Bei der Einbringung unseres Gesetzentwurfs gab es einen zentralen Vorwurf: Unser Gesetzentwurf sei verfassungswidrig. Hierzu will ich sagen – ich war ja bei der Anhörung anwesend –: Das hat die Anhörung eindeutig widerlegt. Es hat sich gezeigt, dass die in der ersten Lesung hier im Plenum von vielen Fraktionen geäußerten Bedenken wegen der Verfassungswidrigkeit unseres Gesetzes völlig haltlos waren, meine Damen und Herren.

(Beifall DIE LINKE)

Als Beleg möchte ich dafür die Äußerung von Prof. Goldhammer von der European Business School, wie ich denke, einer Universität, die linker Umtriebe unverdächtig sein sollte,

(Jürgen Frömmrich (BÜNDNIS 90/DIE GRÜNEN): European Business School!) ins Feld führen. Denn er hat eindeutig klargemacht, dass es sich bei der Maßnahme, die wir vorschlagen, nämlich der Maßnahme der Sicherstellung, nicht um eine Enteignung, sondern vielmehr um eine Inhalts- und Schrankenbestimmung handelt, die auch in Art. 15 unseres Grundgesetzes vorgesehen ist.

(Torsten Felstehausen (DIE LINKE): Hört, hört!)

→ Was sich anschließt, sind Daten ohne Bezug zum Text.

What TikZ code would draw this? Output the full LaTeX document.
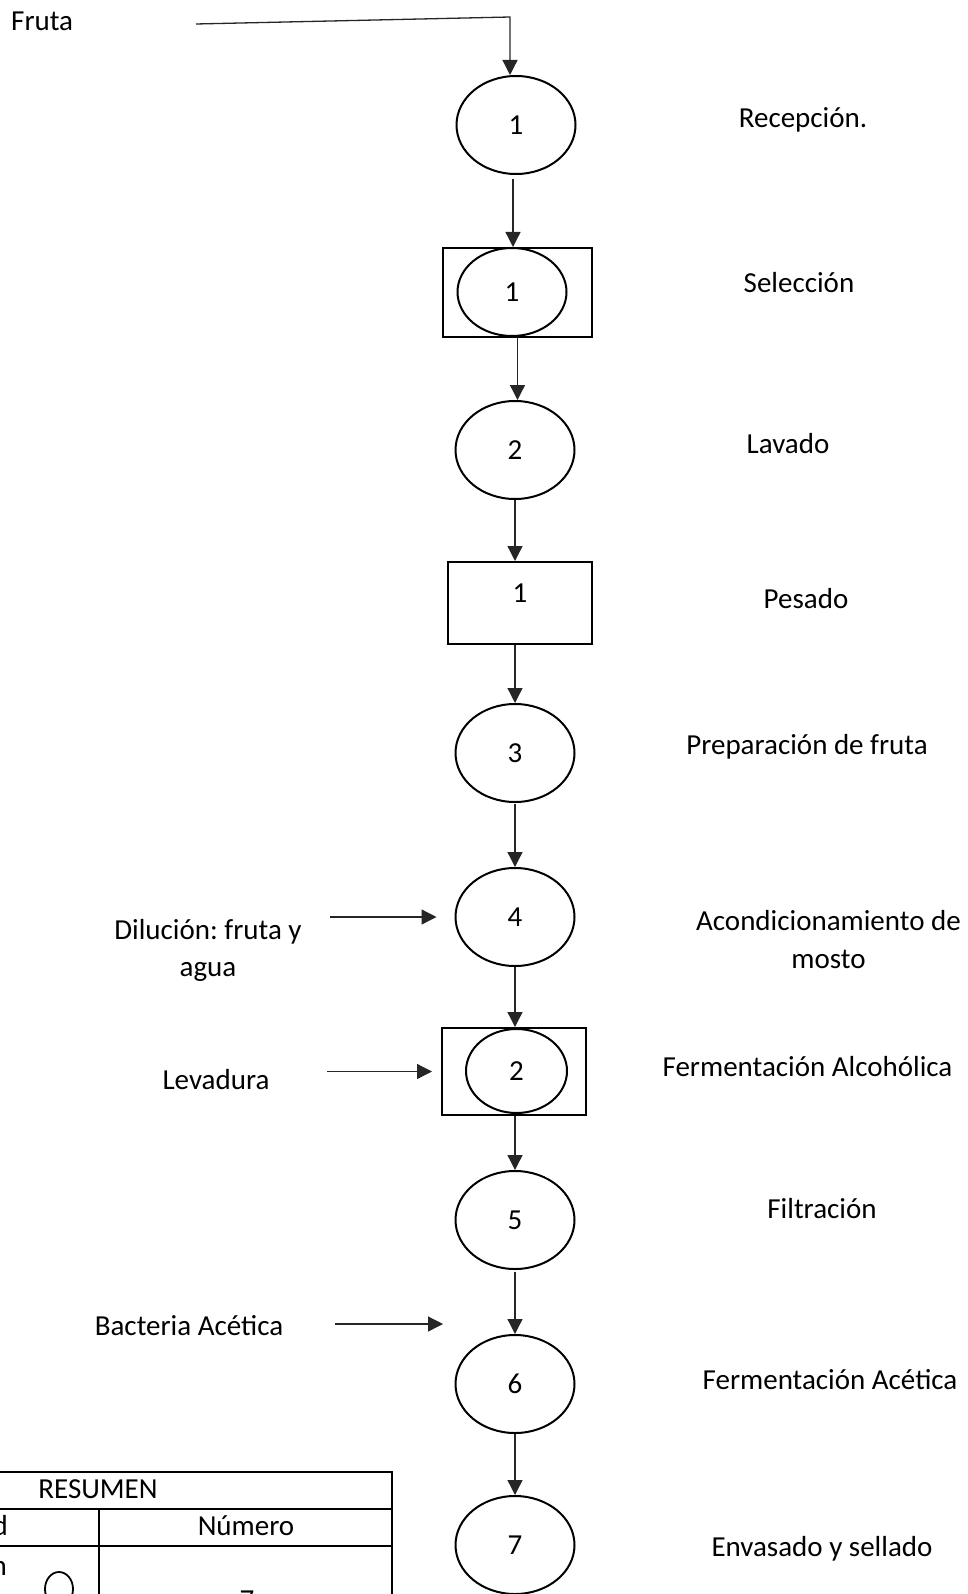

Es ist eben gerade keine Enteignung, da es sich um eine abstrakt generelle Regelung handelt. Prof. Goldhammer hat auch klargestellt, dass dies durch eine Entscheidung des Bundesverfassungsgerichts, der höchsten juristischen Instanz in unserem Land, seit den Achtzigerjahren geklärt ist. Es gebe eben, so Prof. Goldhammer, kein vorstaatliches Eigentum. Eigentum sei das, was der Gesetzgeber innerhalb der Grenzen des Grundgesetzes festlege. Damit, so hat es der Professor ausgedrückt, wurde Eigentum „jenseits der extremen Grenzen von Enteignung oder der gänzlichen Abschaffung von Eigentum demokratisiert“. Er hat auch noch einmal betont, dass das Alltag in der Bundesrepublik ist, dass das in gängiger Weise tagtäglich passiert, z. B. wenn der Staat Bestimmungen zum Denkmalschutz erlässt oder wenn Bauland über Nacht durch politische Beschlüsse im Rahmen des Rechtsstaats seinen Charakter verändert, also Ackerland zu Bauland wird, und sich dadurch der Wert und der Gebrauch des Eigentums völlig verändert.

Meine Damen und Herren, das ist juristischer, politischer und gesellschaftlicher Alltag in diesem Land. Deswegen ist die Empörung, die Sie hier, vor allem von der rechten Seite des Hauses, mit dem Verweis auf Rechtsstaatlichkeit in der ersten Lesung des Gesetzentwurfes zur Schau getragen haben, bestenfalls – aber wirklich bestenfalls – mit Unwissenheit zu erklären.

(Dr. Frank Grobe (AfD): Ha, ha!)

Und die sollte sich nach der Anhörung dann doch gelegt haben, wie ich hoffe.

(Beifall DIE LINKE)

Also, was ich sagen will: Sicherstellungen, auch solche, wie wir sie in unserem Gesetz vorschlagen, werden bereits vorgenommen. Es handelt sich um die Positivierung dessen, was polizeirechtlich ohnehin bereits möglich ist. Aber wir glauben, dass das Gesetz trotzdem notwendig ist, um die Handlungssicherheit für Kommunen zu erhöhen.

Auch die Anzuhörenden, etwa vom Hessischen Flüchtlingsrat,

(Dr. Frank Grobe (AfD): Ganz wichtig!)

sind bei der Anhörung zu dem Schluss gekommen, dass der vorliegende Gesetzentwurf ein Baustein sein kann, um einer akuten Unterbringungsnot zu begegnen. Deswegen appellieren wir an Sie, Ihre ideologischen Scheuklappen fallen zu lassen und den Kommunen eine Maßnahme, die gängig und verfassungskonform in der Bundesrepublik ist, als weiteres Werkzeug an die Hand zu geben und dem Gesetzentwurf zuzustimmen. Die Kommunen werden es Ihnen danken.